--- Start Given records ---

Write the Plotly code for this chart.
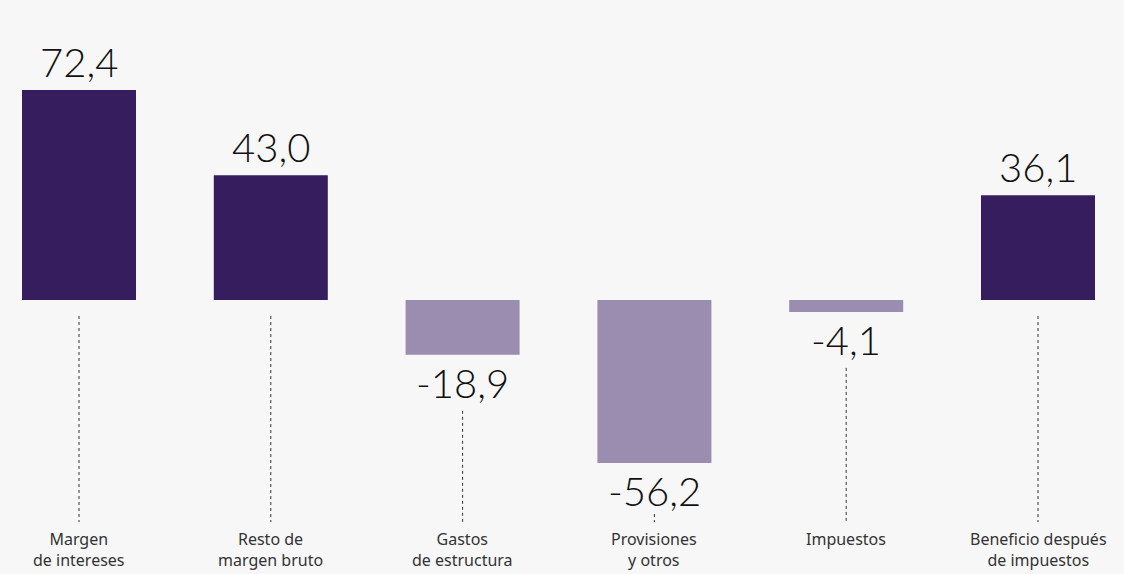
import plotly.graph_objects as go

# Results breakdown (bn €)
categories = [
    "Margen<br>de intereses",
    "Resto de<br>margen bruto",
    "Gastos<br>de estructura",
    "Provisiones<br>y otros",
    "Impuestos",
    "Beneficio después<br>de impuestos",
]
values = [72.4, 43.0, -18.9, -56.2, -4.1, 36.1]

W, H = 1124, 574
DARK = "#351d5e"
LIGHT = "#9a8db0"
BG = "#f7f7f7"

# pixel layout helpers
x_first_px, x_step_px = 79, 191.8
zero_px, px_per_unit = 300, 2.9
x_range = [-x_first_px / x_step_px, (W - x_first_px) / x_step_px]
y_range = [-(H - zero_px) / px_per_unit, zero_px / px_per_unit]


def px_to_y(py):
    return (zero_px - py) / px_per_unit


xs = list(range(len(values)))
colors = [DARK if v >= 0 else LIGHT for v in values]

fig = go.Figure(
    go.Bar(
        x=xs,
        y=values,
        width=114 / x_step_px,
        marker=dict(color=colors, line=dict(width=0)),
        hoverinfo="skip",
    )
)

value_font = dict(family="Lato", size=40, color="#111111", weight=300)
for x, v in zip(xs, values):
    label = f"{v:.1f}".replace(".", ",")
    fig.add_annotation(
        x=x, y=v, xref="x", yref="y",
        text=label, showarrow=False, font=value_font,
        yanchor="bottom" if v >= 0 else "top",
        yshift=2 if v >= 0 else -2,
    )

# dotted leader lines down to the category labels
line_end = px_to_y(522)
label_h = 48 / px_per_unit
gap = 16 / px_per_unit
for x, v in zip(xs, values):
    start = -gap if v >= 0 else v - label_h - gap / 2
    start = max(start, line_end + 8 / px_per_unit)
    fig.add_shape(
        type="line", xref="x", yref="y",
        x0=x, x1=x, y0=start, y1=line_end,
        line=dict(color="#333333", width=1, dash="dot"),
    )

for x, c in zip(xs, categories):
    fig.add_annotation(
        x=x, xref="x", y=0, yref="paper",
        text=c, showarrow=False, yanchor="bottom", valign="top",
        yshift=1 if "<br>" in c else 22,
        font=dict(family="Noto Sans", size=16, color="#333333"),
    )

fig.update_layout(
    width=W, height=H,
    margin=dict(l=0, r=0, t=0, b=0),
    paper_bgcolor=BG, plot_bgcolor=BG,
    showlegend=False,
    xaxis=dict(range=x_range, visible=False, fixedrange=True),
    yaxis=dict(range=y_range, visible=False, fixedrange=True),
)

fig.write_html("out.html", config={"displayModeBar": False})
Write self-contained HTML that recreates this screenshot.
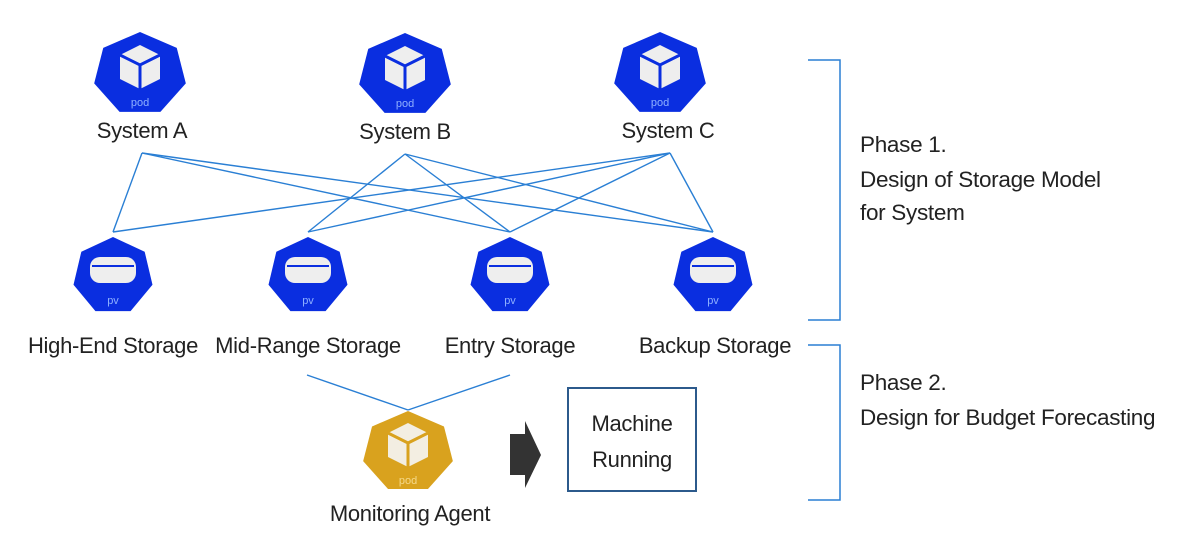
<!DOCTYPE html>
<html><head><meta charset="utf-8"><style>
body{margin:0;background:#fff}
svg{display:block}
text{font-family:"Liberation Sans",sans-serif;fill:#222;letter-spacing:-0.3px}
</style></head><body>
<svg width="1189" height="550" viewBox="0 0 1189 550" xmlns="http://www.w3.org/2000/svg">
<defs>
<polygon id="h" points="0,-1 0.782,-0.623 0.975,0.223 0.434,0.901 -0.434,0.901 -0.975,0.223 -0.782,-0.623"/>
<g id="cube"><polygon points="-20,-11 0,-21 20,-11 20,13 0,23 -20,13" fill="#eee"/><polyline points="-20,-11 0,-1 20,-11" fill="none" stroke="#0a2ee0" stroke-width="3"/><line x1="0" y1="-1" x2="0" y2="23" stroke="#0a2ee0" stroke-width="3"/></g>
<g id="disk"><rect x="-23" y="-13" width="46" height="26" rx="10" fill="#eee"/><line x1="-21" y1="-4" x2="21" y2="-4" stroke="#0a2ee0" stroke-width="2"/></g>
</defs>
<g stroke="#2a7fd4" stroke-width="1.4" fill="none">
<line x1="142" y1="153" x2="113" y2="232"/><line x1="142" y1="153" x2="510" y2="232"/><line x1="142" y1="153" x2="713" y2="232"/>
<line x1="405" y1="154" x2="308" y2="232"/><line x1="405" y1="154" x2="510" y2="232"/><line x1="405" y1="154" x2="713" y2="232"/>
<line x1="670" y1="153" x2="113" y2="232"/><line x1="670" y1="153" x2="308" y2="232"/><line x1="670" y1="153" x2="510" y2="232"/><line x1="670" y1="153" x2="713" y2="232"/>
<line x1="307" y1="375" x2="408" y2="410"/><line x1="510" y1="375" x2="408" y2="410"/>
</g>
<g fill="#0a2ee0">
<g transform="translate(140,74)"><use href="#h" transform="scale(47,42)"/><use href="#cube" transform="translate(0,-8)"/><text x="0" y="32" font-size="11" text-anchor="middle" style="fill:#8fb0ff;letter-spacing:0">pod</text></g>
<g transform="translate(405,75)"><use href="#h" transform="scale(47,42)"/><use href="#cube" transform="translate(0,-8)"/><text x="0" y="32" font-size="11" text-anchor="middle" style="fill:#8fb0ff;letter-spacing:0">pod</text></g>
<g transform="translate(660,74)"><use href="#h" transform="scale(47,42)"/><use href="#cube" transform="translate(0,-8)"/><text x="0" y="32" font-size="11" text-anchor="middle" style="fill:#8fb0ff;letter-spacing:0">pod</text></g>
<g transform="translate(113,276)"><use href="#h" transform="scale(40.5,39)"/><use href="#disk" transform="translate(0,-6)"/><text x="0" y="28" font-size="11" text-anchor="middle" style="fill:#8fb0ff;letter-spacing:0">pv</text></g>
<g transform="translate(308,276)"><use href="#h" transform="scale(40.5,39)"/><use href="#disk" transform="translate(0,-6)"/><text x="0" y="28" font-size="11" text-anchor="middle" style="fill:#8fb0ff;letter-spacing:0">pv</text></g>
<g transform="translate(510,276)"><use href="#h" transform="scale(40.5,39)"/><use href="#disk" transform="translate(0,-6)"/><text x="0" y="28" font-size="11" text-anchor="middle" style="fill:#8fb0ff;letter-spacing:0">pv</text></g>
<g transform="translate(713,276)"><use href="#h" transform="scale(40.5,39)"/><use href="#disk" transform="translate(0,-6)"/><text x="0" y="28" font-size="11" text-anchor="middle" style="fill:#8fb0ff;letter-spacing:0">pv</text></g>
</g>
<g fill="#d9a21e" transform="translate(408,452)"><use href="#h" transform="scale(46,41)"/><polygon points="-20,-19 0,-29 20,-19 20,5 0,15 -20,5" fill="#f3eee2"/><line x1="-20" y1="-19" x2="0" y2="-9" stroke="#d9a21e" stroke-width="3"/><line x1="20" y1="-19" x2="0" y2="-9" stroke="#d9a21e" stroke-width="3"/><line x1="0" y1="-9" x2="0" y2="15" stroke="#d9a21e" stroke-width="3"/><text x="0" y="32" font-size="11" text-anchor="middle" style="fill:#f5d98a;letter-spacing:0">pod</text></g>
<g font-size="22" text-anchor="middle">
<text x="142" y="138">System A</text><text x="405" y="139">System B</text><text x="668" y="138">System C</text>
<text x="113" y="353">High-End Storage</text><text x="308" y="353">Mid-Range Storage</text><text x="510" y="353">Entry Storage</text><text x="715" y="353">Backup Storage</text>
<text x="410" y="521">Monitoring Agent</text>
<text x="632" y="431">Machine</text><text x="632" y="467">Running</text>
</g>
<polygon points="510,434 525,434 525,421 541,455 525,488 525,475 510,475" fill="#333"/>
<rect x="568" y="388" width="128" height="103" fill="none" stroke="#2c5a8c" stroke-width="2"/>
<g stroke="#2a7fd4" stroke-width="1.5" fill="none">
<polyline points="808,60 840,60 840,320 808,320"/>
<polyline points="808,345 840,345 840,500 808,500"/>
</g>
<g font-size="22.5">
<text x="860" y="152">Phase 1.</text><text x="860" y="187">Design of Storage Model</text><text x="860" y="220">for System</text>
<text x="860" y="390">Phase 2.</text><text x="860" y="425">Design for Budget Forecasting</text>
</g>
</svg>
</body></html>
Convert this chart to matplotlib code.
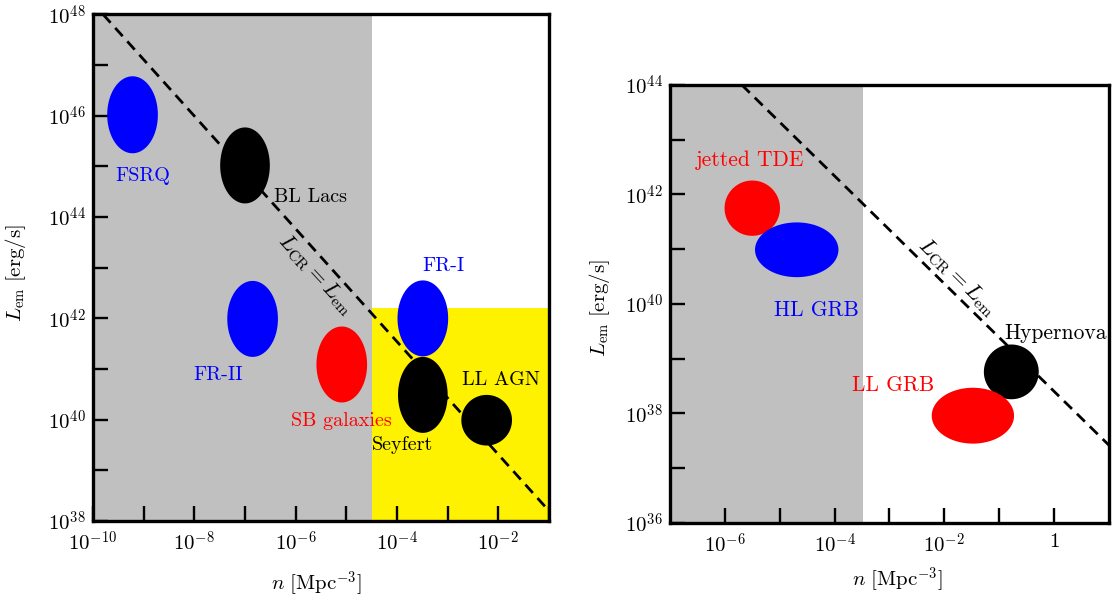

--- End Given records ---

- **Work to be completed**
Identify every line holding the word "this" and copy it out.

- **Exercise output**
Write the Plotly code for this chart.
Write self-contained HTML that recreates this screenshot.
Convert this chart to matplotlib code.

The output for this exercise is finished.